• [Figure scripts]
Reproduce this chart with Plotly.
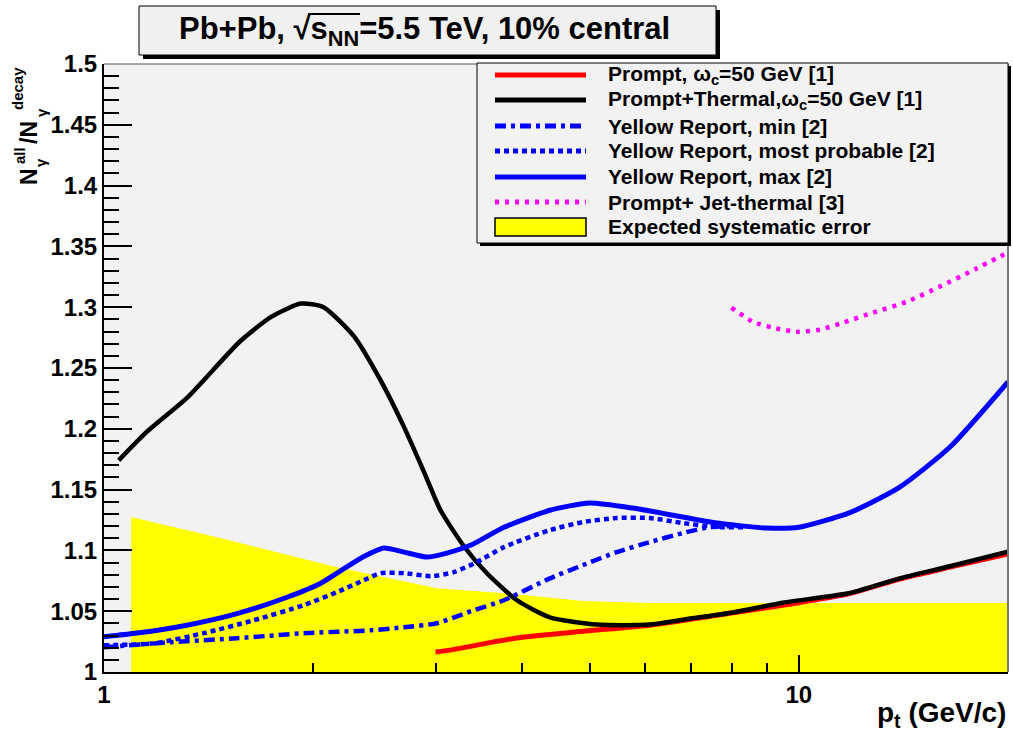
import math
import plotly.graph_objects as go

# ---- data: N_gamma^all / N_gamma^decay vs p_t (GeV/c) ----
pt_prompt = [3.0, 3.15, 3.93, 4.89, 6.1, 7.62, 9.48, 11.84, 13.97, 16.5, 20.0]
ratio_prompt = [1.0165, 1.018, 1.028, 1.0335, 1.0385, 1.0467, 1.0549, 1.0645, 1.0765, 1.0862, 1.097]

pt_thermal = [1.05, 1.15, 1.32, 1.57, 1.74, 1.92, 2.07, 2.29, 2.50, 2.70, 2.89, 3.05, 3.30,
              3.56, 3.93, 4.38, 5.12, 6.1, 6.81, 8.04, 9.48, 11.84, 13.97, 16.5, 20.0]
ratio_thermal = [1.174, 1.197, 1.226, 1.272, 1.292, 1.303, 1.300, 1.276, 1.240, 1.202, 1.164,
                 1.133, 1.103, 1.081, 1.059, 1.045, 1.039, 1.039, 1.043, 1.049, 1.057, 1.065,
                 1.077, 1.087, 1.099]

pt_yr_min = [1.0, 1.248, 1.554, 1.94, 2.423, 2.702, 3.014, 3.375, 3.763, 4.382, 4.89, 5.47,
             6.1, 6.81, 7.45, 8.2]
ratio_yr_min = [1.0203, 1.0245, 1.0278, 1.0319, 1.0343, 1.0368, 1.0401, 1.0500, 1.0590, 1.077,
                1.0879, 1.0986, 1.1068, 1.1143, 1.1192, 1.120]

pt_yr_prob = [1.0, 1.18, 1.393, 1.644, 1.94, 2.164, 2.366, 2.503, 2.702, 2.954, 3.188, 3.44,
              3.763, 4.382, 4.89, 5.47, 6.1, 6.81, 7.62, 8.4]
ratio_yr_prob = [1.022, 1.0236, 1.032, 1.0426, 1.055, 1.0657, 1.0755, 1.0813, 1.0813, 1.0788,
                 1.0821, 1.0904, 1.1027, 1.1167, 1.1233, 1.1266, 1.1266, 1.1225, 1.1192, 1.119]

pt_yr_max = [1.0, 1.116, 1.316, 1.554, 1.834, 2.052, 2.215, 2.366, 2.528, 2.702, 2.915, 3.115,
             3.375, 3.763, 4.382, 5.0, 5.77, 6.81, 7.62, 8.99, 10.0, 11.84, 13.97, 16.5, 20.0]
ratio_yr_max = [1.029, 1.032, 1.0385, 1.048, 1.0615, 1.073, 1.085, 1.095, 1.102, 1.0986, 1.0945,
                1.0978, 1.1044, 1.119, 1.133, 1.139, 1.1348, 1.1274, 1.1225, 1.1184, 1.119,
                1.131, 1.152, 1.185, 1.2386]

pt_jet = [8.0, 8.59, 9.18, 9.93, 10.72, 11.57, 12.78, 14.3, 15.95, 17.9, 20.0]
ratio_jet = [1.2996, 1.288, 1.2831, 1.2798, 1.2815, 1.2872, 1.2955, 1.3045, 1.3169, 1.331, 1.345]

pt_sys = [1.094, 1.5, 2.164, 3.014, 3.763, 4.89, 6.1, 20.0]
ratio_sys = [1.1274, 1.109, 1.0862, 1.0689, 1.0648, 1.0584, 1.0568, 1.0568]

y_ticks = [1.0, 1.05, 1.1, 1.15, 1.2, 1.25, 1.3, 1.35, 1.4, 1.45, 1.5]
y_ticktext = ["1", "1.05", "1.1", "1.15", "1.2", "1.25", "1.3", "1.35", "1.4", "1.45", "1.5"]
x_ticks = [1, 10]
x_ticktext = ["1", "10"]
x_minor = [2, 3, 4, 5, 6, 7, 8, 9, 20]

legend_entries = [
    ("Prompt, ω<sub>c</sub>=50 GeV [1]", "red", "solid"),
    ("Prompt+Thermal,ω<sub>c</sub>=50 GeV [1]", "black", "solid"),
    ("Yellow Report, min [2]", "blue", "11px,5px,4px,5px"),
    ("Yellow Report, most probable [2]", "blue", "5px,4px"),
    ("Yellow Report, max [2]", "blue", "solid"),
    ("Prompt+ Jet-thermal [3]", "magenta", "4px,6px"),
    ("Expected systematic error", "yellow", "box"),
]

# ---- canvas geometry (pixels) ----
W, H = 1013, 737
L, R, T, B = 104, 5, 64, 65
PW, PH = W - L - R, H - T - B
FONT = "Liberation Sans, Arial, Helvetica, sans-serif"


def fx(p):
    return (p - L) / PW


def fy(p):
    return (H - B - p) / PH


fig = go.Figure()

fig.add_trace(go.Scatter(x=pt_sys, y=ratio_sys, mode="lines", fill="tozeroy",
                         fillcolor="#ffff00", line=dict(width=0, color="#ffff00")))
fig.add_trace(go.Scatter(x=pt_prompt, y=ratio_prompt, mode="lines",
                         line=dict(color="red", width=5, shape="spline", smoothing=0.6)))
fig.add_trace(go.Scatter(x=pt_thermal, y=ratio_thermal, mode="lines",
                         line=dict(color="black", width=4.5, shape="spline", smoothing=0.6)))
fig.add_trace(go.Scatter(x=pt_yr_min, y=ratio_yr_min, mode="lines",
                         line=dict(color="blue", width=4.5, dash="11px,5px,4px,5px", shape="spline", smoothing=0.6)))
fig.add_trace(go.Scatter(x=pt_yr_prob, y=ratio_yr_prob, mode="lines",
                         line=dict(color="blue", width=4.5, dash="5px,4px", shape="spline", smoothing=0.6)))
fig.add_trace(go.Scatter(x=pt_yr_max, y=ratio_yr_max, mode="lines",
                         line=dict(color="blue", width=5, shape="spline", smoothing=0.6)))
fig.add_trace(go.Scatter(x=pt_jet, y=ratio_jet, mode="lines",
                         line=dict(color="magenta", width=4.5, dash="4px,6px", shape="spline", smoothing=0.6)))

shapes = []
annotations = []

# frame: top and right edges
shapes.append(dict(type="line", xref="paper", yref="paper", x0=0, x1=1, y0=1, y1=1,
                   line=dict(color="#555555", width=1)))
shapes.append(dict(type="line", xref="paper", yref="paper", x0=1, x1=1, y0=0, y1=1,
                   line=dict(color="#777777", width=2)))

# title box with drop shadow
shapes.append(dict(type="rect", xref="paper", yref="paper", x0=fx(143), x1=fx(720), y0=fy(59), y1=fy(10),
                   fillcolor="black", line=dict(width=0)))
shapes.append(dict(type="rect", xref="paper", yref="paper", x0=fx(139), x1=fx(716), y0=fy(55), y1=fy(6),
                   fillcolor="#f0f0f0", line=dict(color="black", width=1)))
annotations.append(dict(xref="paper", yref="paper", x=fx(424), y=fy(31), xanchor="center", yanchor="middle",
                        text="Pb+Pb, √s<sub>NN</sub>=5.5 TeV, 10% central", showarrow=False,
                        font=dict(family=FONT, size=31, color="black", weight="bold")))
shapes.append(dict(type="line", xref="paper", yref="paper", x0=fx(308), x1=fx(360), y0=fy(14), y1=fy(14),
                   line=dict(color="black", width=2)))

# legend box with drop shadow
shapes.append(dict(type="rect", xref="paper", yref="paper", x0=fx(480), x1=fx(1011), y0=fy(246), y1=fy(66),
                   fillcolor="black", line=dict(width=0)))
shapes.append(dict(type="rect", xref="paper", yref="paper", x0=fx(477), x1=fx(1008), y0=fy(243), y1=fy(63),
                   fillcolor="#f2f2f2", line=dict(color="black", width=1)))
row_y = [75, 100, 126, 151, 177, 202, 227]
for (label, color, dash), ry in zip(legend_entries, row_y):
    if dash == "box":
        shapes.append(dict(type="rect", xref="paper", yref="paper", x0=fx(495), x1=fx(586),
                           y0=fy(ry + 9), y1=fy(ry - 9), fillcolor=color, line=dict(color="black", width=1.5)))
    else:
        shapes.append(dict(type="line", xref="paper", yref="paper", x0=fx(495), x1=fx(586),
                           y0=fy(ry), y1=fy(ry), line=dict(color=color, width=5, dash=dash)))
    annotations.append(dict(xref="paper", yref="paper", x=fx(606), y=fy(ry), xanchor="left", yanchor="middle",
                            text=label, showarrow=False,
                            font=dict(family=FONT, size=21, color="black", weight="bold")))

# y-axis title, built from pieces so the sub/superscripts stack
ytitle_parts = [
    ("N", 23, 29, 177),
    ("all", 15, 19, 156),
    ("γ", 15, 41, 163),
    ("/N", 23, 29, 133),
    ("decay", 15, 18, 89),
    ("γ", 15, 42, 113),
]
for txt, size, cx, cy in ytitle_parts:
    annotations.append(dict(xref="paper", yref="paper", x=fx(cx), y=fy(cy), xanchor="center", yanchor="middle",
                            text=txt, textangle=-90, showarrow=False,
                            font=dict(family=FONT, size=size, color="black", weight="bold")))

# x-axis title
annotations.append(dict(xref="paper", yref="paper", x=1.0, y=fy(714), xanchor="right", yanchor="middle",
                        text="p<sub>t</sub> (GeV/c)", showarrow=False,
                        font=dict(family=FONT, size=28, color="black", weight="bold")))

fig.update_layout(
    width=W, height=H,
    margin=dict(l=L, r=R, t=T, b=B),
    paper_bgcolor="white",
    plot_bgcolor="#f2f2f2",
    showlegend=False,
    font=dict(family=FONT, size=24, color="black", weight="bold"),
    shapes=shapes,
    annotations=annotations,
    xaxis=dict(type="log", range=[0, math.log10(20)], tickmode="array", tickvals=x_ticks, ticktext=x_ticktext,
               ticks="inside", ticklen=17, tickwidth=1.5, tickcolor="black",
               showline=True, linecolor="black", linewidth=2, showgrid=False, zeroline=False,
               tickfont=dict(size=24),
               minor=dict(tickmode="array", tickvals=x_minor, ticks="inside", ticklen=9,
                          tickwidth=1.5, tickcolor="black", showgrid=False)),
    yaxis=dict(range=[1.0, 1.5], tickmode="array", tickvals=y_ticks, ticktext=y_ticktext,
               ticks="inside", ticklen=28, tickwidth=1.5, tickcolor="black",
               showline=True, linecolor="black", linewidth=2, showgrid=False, zeroline=False,
               tickfont=dict(size=24),
               minor=dict(dtick=0.01, ticks="inside", ticklen=15, tickwidth=1.5, tickcolor="black",
                          showgrid=False)),
)

fig.write_html("out.html")
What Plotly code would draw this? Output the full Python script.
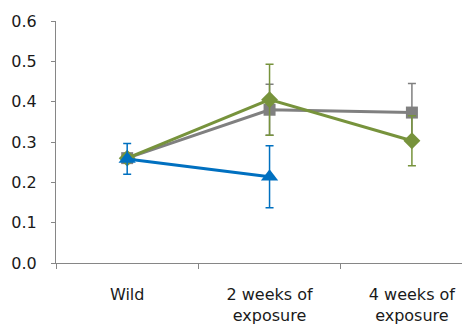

• [EXERCISE DETAILS]
Please return, exactly as written, the lines from the first line of the records above through the line containing "1.0765, 1.0862, 1.097]", both included, leaving out any pictures.

• [EXERCISE RESULT]
Reproduce this chart with Plotly.
import math
import plotly.graph_objects as go

# ---- data: N_gamma^all / N_gamma^decay vs p_t (GeV/c) ----
pt_prompt = [3.0, 3.15, 3.93, 4.89, 6.1, 7.62, 9.48, 11.84, 13.97, 16.5, 20.0]
ratio_prompt = [1.0165, 1.018, 1.028, 1.0335, 1.0385, 1.0467, 1.0549, 1.0645, 1.0765, 1.0862, 1.097]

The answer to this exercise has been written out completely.